§ Records provided:
########################################

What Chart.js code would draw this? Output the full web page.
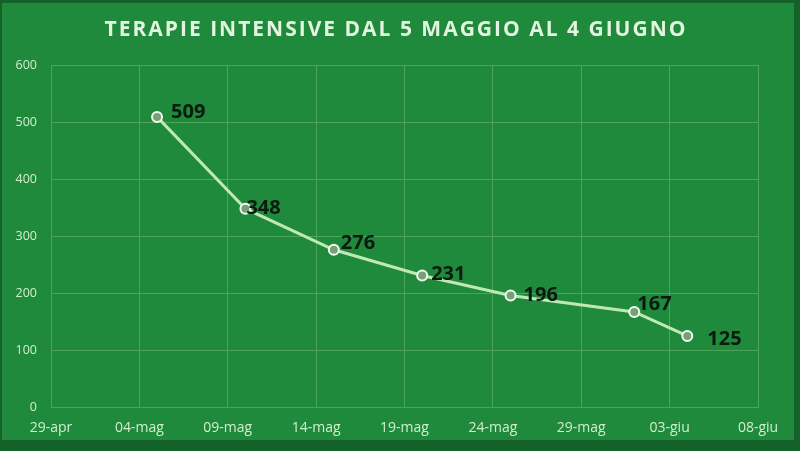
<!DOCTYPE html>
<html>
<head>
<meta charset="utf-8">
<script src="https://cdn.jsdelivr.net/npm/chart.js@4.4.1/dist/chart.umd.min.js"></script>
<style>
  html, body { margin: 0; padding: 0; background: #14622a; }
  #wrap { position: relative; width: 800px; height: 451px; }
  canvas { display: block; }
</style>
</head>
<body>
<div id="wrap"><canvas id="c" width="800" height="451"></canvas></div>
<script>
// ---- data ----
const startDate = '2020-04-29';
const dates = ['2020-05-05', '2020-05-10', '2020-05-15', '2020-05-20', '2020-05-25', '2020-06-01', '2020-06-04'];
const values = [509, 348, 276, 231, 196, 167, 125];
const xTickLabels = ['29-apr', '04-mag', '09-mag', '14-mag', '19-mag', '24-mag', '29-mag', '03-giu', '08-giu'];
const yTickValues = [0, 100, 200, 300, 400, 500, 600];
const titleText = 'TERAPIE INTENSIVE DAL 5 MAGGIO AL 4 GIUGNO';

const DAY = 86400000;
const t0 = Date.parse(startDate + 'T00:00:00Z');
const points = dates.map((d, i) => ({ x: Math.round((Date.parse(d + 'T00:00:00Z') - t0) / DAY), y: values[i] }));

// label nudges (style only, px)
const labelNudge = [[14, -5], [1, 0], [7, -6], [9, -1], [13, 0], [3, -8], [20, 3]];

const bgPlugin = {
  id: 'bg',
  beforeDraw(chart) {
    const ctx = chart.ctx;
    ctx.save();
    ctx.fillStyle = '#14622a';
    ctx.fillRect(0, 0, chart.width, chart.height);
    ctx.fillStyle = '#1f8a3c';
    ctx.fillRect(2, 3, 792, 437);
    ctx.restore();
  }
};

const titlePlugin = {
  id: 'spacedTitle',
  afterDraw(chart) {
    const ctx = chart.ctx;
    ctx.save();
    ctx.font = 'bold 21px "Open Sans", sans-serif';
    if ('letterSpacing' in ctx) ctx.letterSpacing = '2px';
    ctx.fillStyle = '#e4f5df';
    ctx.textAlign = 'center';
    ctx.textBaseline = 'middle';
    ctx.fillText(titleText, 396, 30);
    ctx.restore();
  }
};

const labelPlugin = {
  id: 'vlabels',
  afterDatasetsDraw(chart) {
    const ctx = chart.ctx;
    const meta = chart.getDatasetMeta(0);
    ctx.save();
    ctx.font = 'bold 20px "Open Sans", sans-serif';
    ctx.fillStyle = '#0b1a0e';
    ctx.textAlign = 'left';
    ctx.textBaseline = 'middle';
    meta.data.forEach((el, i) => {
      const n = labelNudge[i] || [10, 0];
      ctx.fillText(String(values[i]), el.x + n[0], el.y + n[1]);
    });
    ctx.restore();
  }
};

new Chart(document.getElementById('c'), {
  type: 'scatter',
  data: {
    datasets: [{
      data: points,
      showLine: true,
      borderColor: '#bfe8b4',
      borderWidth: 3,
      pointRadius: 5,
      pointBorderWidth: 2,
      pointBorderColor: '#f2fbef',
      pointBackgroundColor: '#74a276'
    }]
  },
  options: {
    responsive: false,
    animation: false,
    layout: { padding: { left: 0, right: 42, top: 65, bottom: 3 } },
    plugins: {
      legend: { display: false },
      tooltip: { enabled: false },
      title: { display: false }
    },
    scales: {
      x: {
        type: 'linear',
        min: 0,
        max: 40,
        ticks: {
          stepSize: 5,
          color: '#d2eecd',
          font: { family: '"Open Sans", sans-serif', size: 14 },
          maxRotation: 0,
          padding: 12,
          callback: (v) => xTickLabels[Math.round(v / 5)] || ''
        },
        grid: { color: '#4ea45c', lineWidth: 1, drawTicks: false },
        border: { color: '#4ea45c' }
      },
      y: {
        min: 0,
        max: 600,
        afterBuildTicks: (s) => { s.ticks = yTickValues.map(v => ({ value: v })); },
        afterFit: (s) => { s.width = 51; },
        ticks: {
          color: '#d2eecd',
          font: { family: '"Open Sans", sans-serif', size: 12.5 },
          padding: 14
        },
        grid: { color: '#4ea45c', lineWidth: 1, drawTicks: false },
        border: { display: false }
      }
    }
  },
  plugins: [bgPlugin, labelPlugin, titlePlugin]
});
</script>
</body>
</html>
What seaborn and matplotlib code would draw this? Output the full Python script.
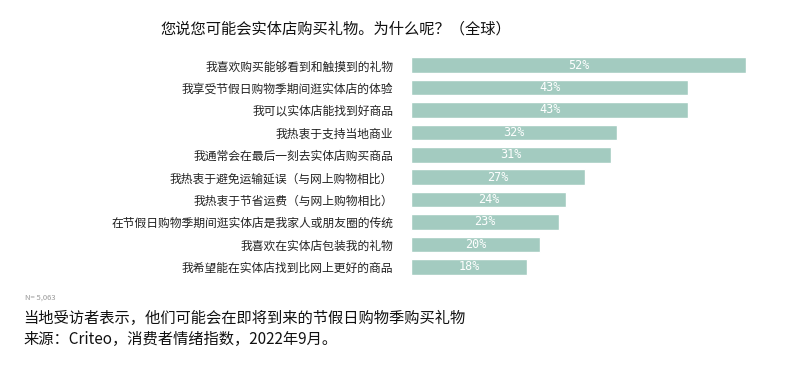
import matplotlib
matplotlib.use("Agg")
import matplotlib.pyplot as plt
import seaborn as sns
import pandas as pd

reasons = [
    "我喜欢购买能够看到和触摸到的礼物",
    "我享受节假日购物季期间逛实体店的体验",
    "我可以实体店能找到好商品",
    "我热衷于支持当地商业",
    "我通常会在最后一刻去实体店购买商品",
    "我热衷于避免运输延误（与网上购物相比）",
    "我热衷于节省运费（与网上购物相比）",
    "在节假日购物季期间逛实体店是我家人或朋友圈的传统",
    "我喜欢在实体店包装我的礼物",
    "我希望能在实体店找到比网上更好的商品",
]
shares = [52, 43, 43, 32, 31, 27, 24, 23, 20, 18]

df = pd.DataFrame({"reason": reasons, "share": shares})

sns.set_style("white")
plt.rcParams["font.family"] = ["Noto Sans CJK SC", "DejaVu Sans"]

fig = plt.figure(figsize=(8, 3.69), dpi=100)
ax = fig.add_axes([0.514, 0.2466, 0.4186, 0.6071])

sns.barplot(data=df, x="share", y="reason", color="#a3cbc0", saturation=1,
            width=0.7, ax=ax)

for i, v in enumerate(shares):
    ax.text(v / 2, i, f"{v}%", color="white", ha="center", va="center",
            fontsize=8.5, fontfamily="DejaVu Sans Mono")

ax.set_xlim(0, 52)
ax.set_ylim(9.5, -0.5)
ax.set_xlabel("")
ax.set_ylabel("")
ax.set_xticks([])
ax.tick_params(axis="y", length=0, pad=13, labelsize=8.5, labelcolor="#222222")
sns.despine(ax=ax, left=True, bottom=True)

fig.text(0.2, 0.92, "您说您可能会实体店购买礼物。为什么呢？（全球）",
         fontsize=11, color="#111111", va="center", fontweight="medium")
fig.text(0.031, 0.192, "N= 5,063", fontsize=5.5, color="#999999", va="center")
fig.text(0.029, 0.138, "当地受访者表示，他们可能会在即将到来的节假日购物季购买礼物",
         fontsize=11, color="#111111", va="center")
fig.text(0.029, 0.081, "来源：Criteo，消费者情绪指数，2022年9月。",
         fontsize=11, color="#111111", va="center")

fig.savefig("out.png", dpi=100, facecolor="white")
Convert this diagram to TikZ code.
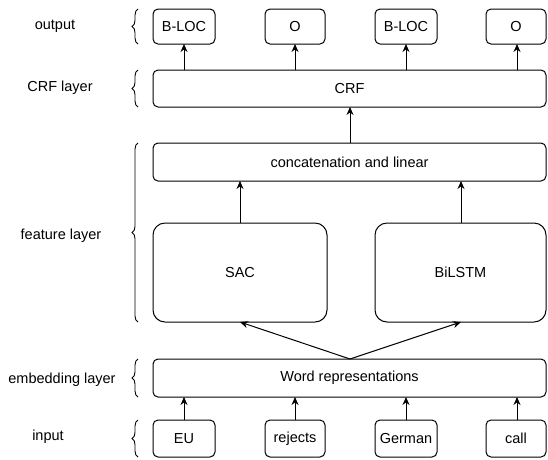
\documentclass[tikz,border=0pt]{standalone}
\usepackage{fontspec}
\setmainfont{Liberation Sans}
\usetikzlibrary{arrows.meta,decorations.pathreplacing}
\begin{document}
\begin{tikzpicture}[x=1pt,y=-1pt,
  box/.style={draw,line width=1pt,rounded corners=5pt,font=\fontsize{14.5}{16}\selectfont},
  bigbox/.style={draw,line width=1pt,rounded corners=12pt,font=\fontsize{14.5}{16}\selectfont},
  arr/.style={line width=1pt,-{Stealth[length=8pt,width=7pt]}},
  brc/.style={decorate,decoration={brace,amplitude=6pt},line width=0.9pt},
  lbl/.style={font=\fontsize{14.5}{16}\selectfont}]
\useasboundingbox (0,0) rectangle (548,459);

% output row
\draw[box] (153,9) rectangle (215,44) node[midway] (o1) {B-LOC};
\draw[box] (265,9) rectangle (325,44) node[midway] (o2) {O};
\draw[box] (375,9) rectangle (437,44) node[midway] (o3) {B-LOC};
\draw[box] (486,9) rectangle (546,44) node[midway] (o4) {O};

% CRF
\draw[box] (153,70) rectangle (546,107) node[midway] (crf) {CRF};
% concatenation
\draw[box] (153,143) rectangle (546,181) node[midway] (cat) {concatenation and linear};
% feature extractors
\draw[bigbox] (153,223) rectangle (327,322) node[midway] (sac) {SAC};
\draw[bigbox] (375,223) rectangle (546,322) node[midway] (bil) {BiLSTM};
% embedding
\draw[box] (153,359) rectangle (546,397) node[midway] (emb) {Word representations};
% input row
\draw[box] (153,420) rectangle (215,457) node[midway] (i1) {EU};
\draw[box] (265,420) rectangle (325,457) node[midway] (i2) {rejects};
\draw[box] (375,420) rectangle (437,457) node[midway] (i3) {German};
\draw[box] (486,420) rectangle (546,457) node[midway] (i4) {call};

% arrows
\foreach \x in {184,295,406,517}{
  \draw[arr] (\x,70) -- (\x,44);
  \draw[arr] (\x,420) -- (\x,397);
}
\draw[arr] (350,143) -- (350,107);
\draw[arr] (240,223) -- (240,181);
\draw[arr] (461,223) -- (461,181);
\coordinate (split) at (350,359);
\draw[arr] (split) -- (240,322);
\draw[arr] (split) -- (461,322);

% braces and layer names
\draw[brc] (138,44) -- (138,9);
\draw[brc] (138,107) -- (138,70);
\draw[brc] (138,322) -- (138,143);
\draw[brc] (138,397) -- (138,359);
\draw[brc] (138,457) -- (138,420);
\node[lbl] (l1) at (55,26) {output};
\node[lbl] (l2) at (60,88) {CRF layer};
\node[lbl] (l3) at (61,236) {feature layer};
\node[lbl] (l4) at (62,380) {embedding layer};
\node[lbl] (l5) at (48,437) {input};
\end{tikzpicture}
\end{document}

########################################

§ Required work: With the pictures removed from your copy, retype the lines above from the one that contains "Convert this diagram to TikZ code." through the one that contains "(486,9) rectangle (546,44)", exactly.

§ Full answer:
Convert this diagram to TikZ code.
\documentclass[tikz,border=0pt]{standalone}
\usepackage{fontspec}
\setmainfont{Liberation Sans}
\usetikzlibrary{arrows.meta,decorations.pathreplacing}
\begin{document}
\begin{tikzpicture}[x=1pt,y=-1pt,
  box/.style={draw,line width=1pt,rounded corners=5pt,font=\fontsize{14.5}{16}\selectfont},
  bigbox/.style={draw,line width=1pt,rounded corners=12pt,font=\fontsize{14.5}{16}\selectfont},
  arr/.style={line width=1pt,-{Stealth[length=8pt,width=7pt]}},
  brc/.style={decorate,decoration={brace,amplitude=6pt},line width=0.9pt},
  lbl/.style={font=\fontsize{14.5}{16}\selectfont}]
\useasboundingbox (0,0) rectangle (548,459);

% output row
\draw[box] (153,9) rectangle (215,44) node[midway] (o1) {B-LOC};
\draw[box] (265,9) rectangle (325,44) node[midway] (o2) {O};
\draw[box] (375,9) rectangle (437,44) node[midway] (o3) {B-LOC};
\draw[box] (486,9) rectangle (546,44) node[midway] (o4) {O};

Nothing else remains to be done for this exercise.